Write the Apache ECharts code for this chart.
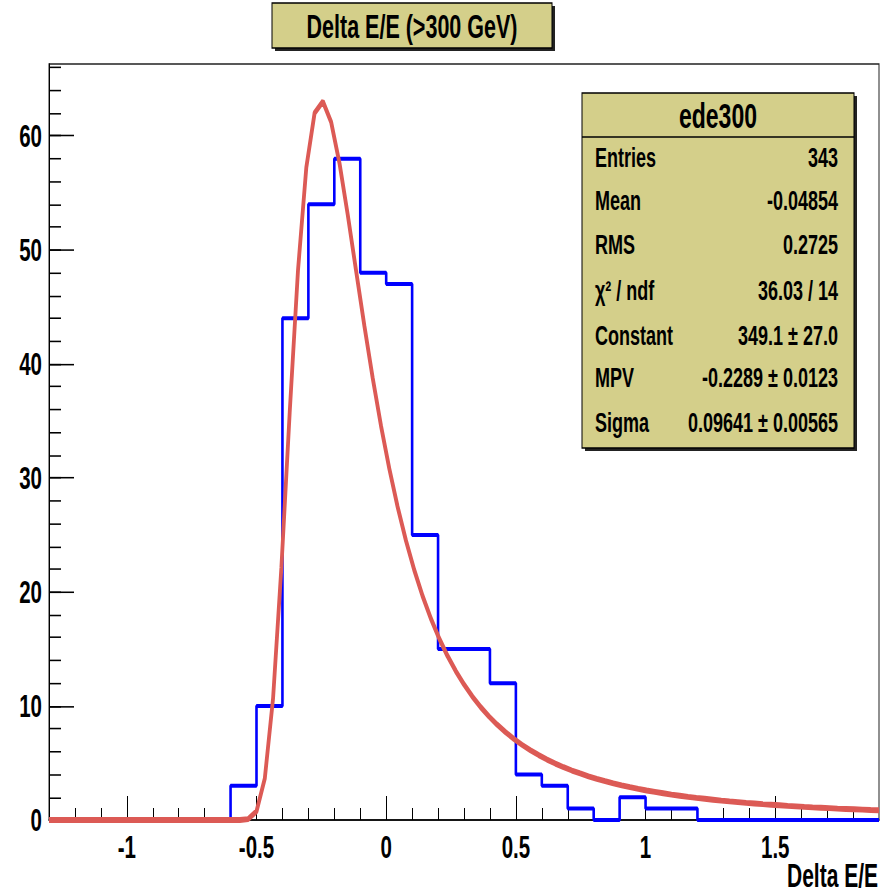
<!DOCTYPE html>
<html><head><meta charset="utf-8">
<script src="https://cdn.jsdelivr.net/npm/echarts@6/dist/echarts.min.js"></script>
<style>
html,body{margin:0;padding:0;background:#fff;overflow:hidden}
#wrap{width:892px;height:895px;overflow:hidden}
/* the reference image is vertically stretched: draw at 892x578 and stretch to 895 */
#c{width:892px;height:578px;transform-origin:0 0;transform:scaleY(1.548443)}
</style>
</head><body><div id="wrap"><div id="c"></div></div>
<script>
// ---- data ----
var binLow = [-1.3,-1.2,-1.1,-1.0,-0.9,-0.8,-0.7,-0.6,-0.5,-0.4,-0.3,-0.2,-0.1,0.0,0.1,0.2,
              0.3,0.4,0.5,0.6,0.7,0.8,0.9,1.0,1.1,1.2,1.3,1.4,1.5,1.6,1.7,1.8];
var counts = [0,0,0,0,0,0,0,3,10,44,54,58,48,47,25,15,
              15,12,4,3,1,0,2,1,1,0,0,0,0,0,0,0];
var histEnd = 1.9;
var fitX = [-1.3,-0.564,-0.532,-0.5,-0.468,-0.436,-0.404,-0.372,-0.34,-0.308,-0.276,-0.244,-0.212,-0.18,-0.148,-0.116,
  -0.084,-0.052,-0.02,0.012,0.044,0.076,0.108,0.14,0.172,0.204,0.236,0.268,0.3,0.332,0.364,0.396,0.428,0.46,0.492,
  0.524,0.556,0.588,0.62,0.652,0.684,0.716,0.748,0.78,0.812,0.844,0.876,0.908,0.94,0.972,1.004,1.036,1.068,1.1,1.132,
  1.164,1.196,1.228,1.26,1.292,1.324,1.356,1.388,1.42,1.452,1.484,1.516,1.548,1.58,1.612,1.644,1.676,1.708,1.74,1.772,
  1.804,1.836,1.868,1.9];
var fitY = [0,0,0.08,0.76,3.64,10.70,22.16,35.74,48.21,57.21,62.00,63.01,61.19,57.59,53.05,48.16,
  43.32,38.76,34.57,30.81,27.47,24.52,21.94,19.67,17.68,15.94,14.41,13.07,11.89,10.84,9.91,9.09,8.36,7.71,7.12,
  6.59,6.12,5.69,5.30,4.95,4.63,4.34,4.08,3.83,3.61,3.41,3.22,3.04,2.88,2.73,2.59,2.47,2.35,2.23,2.13,
  2.03,1.94,1.86,1.78,1.70,1.63,1.57,1.50,1.45,1.39,1.34,1.29,1.24,1.20,1.15,1.11,1.08,1.04,1.00,0.97,
  0.94,0.91,0.88,0.86];
var xMajorTicks = [-1,-0.5,0,0.5,1,1.5];
var xMinorTicks = [-1.3,-1.2,-1.1,-1.0,-0.9,-0.8,-0.7,-0.6,-0.5,-0.4,-0.3,-0.2,-0.1,0,0.1,0.2,0.3,0.4,0.5,0.6,0.7,0.8,0.9,1.0,1.1,1.2,1.3,1.4,1.5,1.6,1.7,1.8];
var yMajorTicks = [0,10,20,30,40,50,60];
var yMinorTicks = [0,2,4,6,8,10,12,14,16,18,20,22,24,26,28,30,32,34,36,38,40,42,44,46,48,50,52,54,56,58,60,62,64,66];
var titleText = 'Delta E/E (>300 GeV)';
var xTitle = 'Delta E/E';
var statsName = 'ede300';
var statsLabels = ['Entries','Mean','RMS','\u03c7\u00b2 / ndf','Constant','MPV','Sigma'];
var statsValues = ['343','-0.04854','0.2725','36.03 / 14','349.1 \u00b1 27.0','-0.2289 \u00b1 0.0123','0.09641 \u00b1 0.00565'];

// ---- layout (reference pixel rows are divided by the vertical stretch S) ----
var S = 895/578;
function Y(v){ return v/S; }
var FF = '"Liberation Sans",Arial,Helvetica,sans-serif';
var khaki = '#d4cf8a';
var histData = binLow.map(function(x,i){return [x,counts[i]];});
histData.push([histEnd,0]);
var fitData = fitX.map(function(x,i){return [x,fitY[i]];});

function axisBase(extra){
  var o = {type:'value', splitLine:{show:false}, axisLine:{show:true, onZero:false, lineStyle:{color:'#000',width:1}}};
  for (var k in extra) o[k]=extra[k];
  return o;
}
var xr = {min:-1.3, max:1.9};
var yr = {min:0, max:66.3};
var statsGraphics = [];
var rowY = [157,200,244,290,335,377,422];
statsLabels.forEach(function(t,i){
  statsGraphics.push({type:'text', x:595, y:Y(rowY[i]), style:{text:t, font:'bold 18px '+FF, fill:'#000', align:'left', verticalAlign:'middle'}});
  statsGraphics.push({type:'text', x:838, y:Y(rowY[i]), style:{text:statsValues[i], font:'bold 18px '+FF, fill:'#000', align:'right', verticalAlign:'middle'}});
});

var option = {
  animation:false,
  backgroundColor:'#fff',
  grid:{left:49, top:Y(64), right:13, bottom:Y(75), show:true, borderColor:'#222', borderWidth:1, backgroundColor:'transparent'},
  xAxis:[
    axisBase({min:xr.min, max:xr.max, position:'bottom',
      axisTick:{show:true, inside:true, length:Y(12), customValues:xMinorTicks, lineStyle:{color:'#000',width:1}},
      axisLabel:{show:false}}),
    axisBase({min:xr.min, max:xr.max, position:'bottom', axisLine:{show:false, onZero:false},
      axisTick:{show:true, inside:true, length:Y(24), customValues:xMajorTicks, lineStyle:{color:'#000',width:1}},
      axisLabel:{show:true, customValues:xMajorTicks, color:'#000', fontSize:20.5, fontWeight:'bold', fontFamily:FF, margin:Y(11)}})
  ],
  yAxis:[
    axisBase({min:yr.min, max:yr.max, position:'left',
      axisTick:{show:true, inside:true, length:12, customValues:yMinorTicks, lineStyle:{color:'#000',width:1}},
      axisLabel:{show:false}}),
    axisBase({min:yr.min, max:yr.max, position:'left', axisLine:{show:false, onZero:false},
      axisTick:{show:true, inside:true, length:25, customValues:yMajorTicks, lineStyle:{color:'#000',width:1}},
      axisLabel:{show:true, customValues:yMajorTicks, color:'#000', fontSize:20.5, fontWeight:'bold', fontFamily:FF, margin:7}})
  ],
  series:[
    {type:'line', name:'ede300', xAxisIndex:0, yAxisIndex:0, step:'end', data:histData, symbol:'none',
     lineStyle:{color:'#0000ff', width:2.6}, z:3},
    {type:'line', name:'landau', xAxisIndex:0, yAxisIndex:0, data:fitData, symbol:'none', smooth:false,
     lineStyle:{color:'#dc5a55', width:3.8}, z:4}
  ],
  graphic:[
    {type:'rect', shape:{x:275, y:Y(6), width:280, height:Y(45)}, style:{fill:'#222'}},
    {type:'rect', shape:{x:272, y:Y(3), width:280, height:Y(45)}, style:{fill:khaki, stroke:'#000', lineWidth:1}},
    {type:'text', x:412, y:Y(27), style:{text:titleText, font:'bold 21.5px '+FF, fill:'#000', align:'center', verticalAlign:'middle'}},
    {type:'rect', shape:{x:585, y:Y(96), width:272, height:Y(355)}, style:{fill:'#222'}},
    {type:'rect', shape:{x:582, y:Y(93), width:272, height:Y(355)}, style:{fill:khaki, stroke:'#000', lineWidth:1}},
    {type:'line', shape:{x1:582, y1:Y(137), x2:854, y2:Y(137)}, style:{stroke:'#000', lineWidth:1}},
    {type:'text', x:718, y:Y(116), style:{text:statsName, font:'bold 23px '+FF, fill:'#000', align:'center', verticalAlign:'middle'}},
    {type:'text', x:878, y:Y(876), style:{text:xTitle, font:'bold 21px '+FF, fill:'#000', align:'right', verticalAlign:'middle'}}
  ].concat(statsGraphics)
};
var chart = echarts.init(document.getElementById('c'), null, {renderer:'svg', width:892, height:578});
chart.setOption(option);
</script></body></html>
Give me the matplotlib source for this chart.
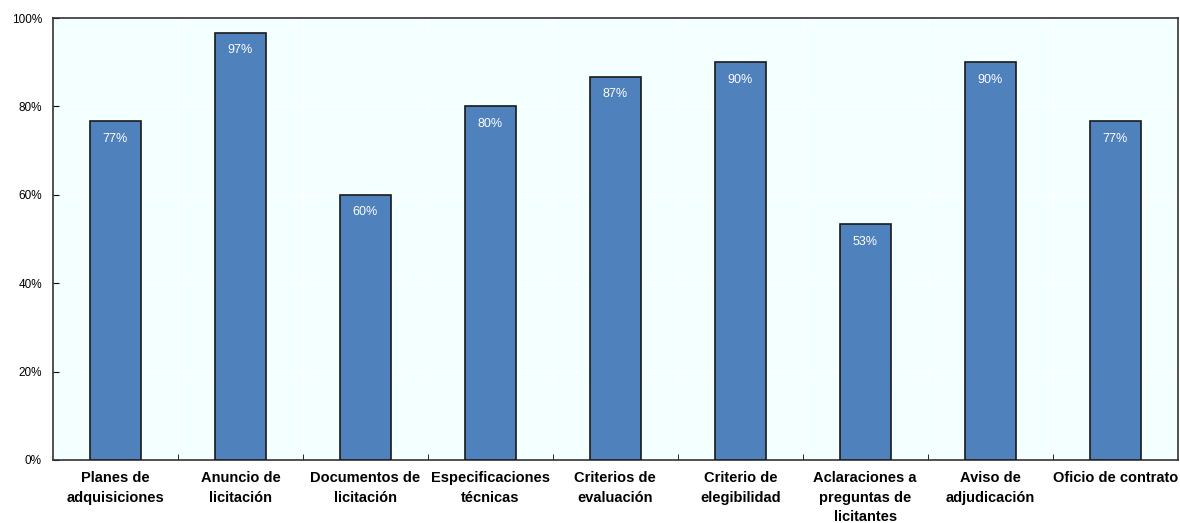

☆ ☆ ☆ ☆ ☆ ☆ ☆

→ **PROMPT**
Each line in the material either holds the string "this" or does not. State how many do, and nothing else.

→ **PROBLEM SOLUTION**
2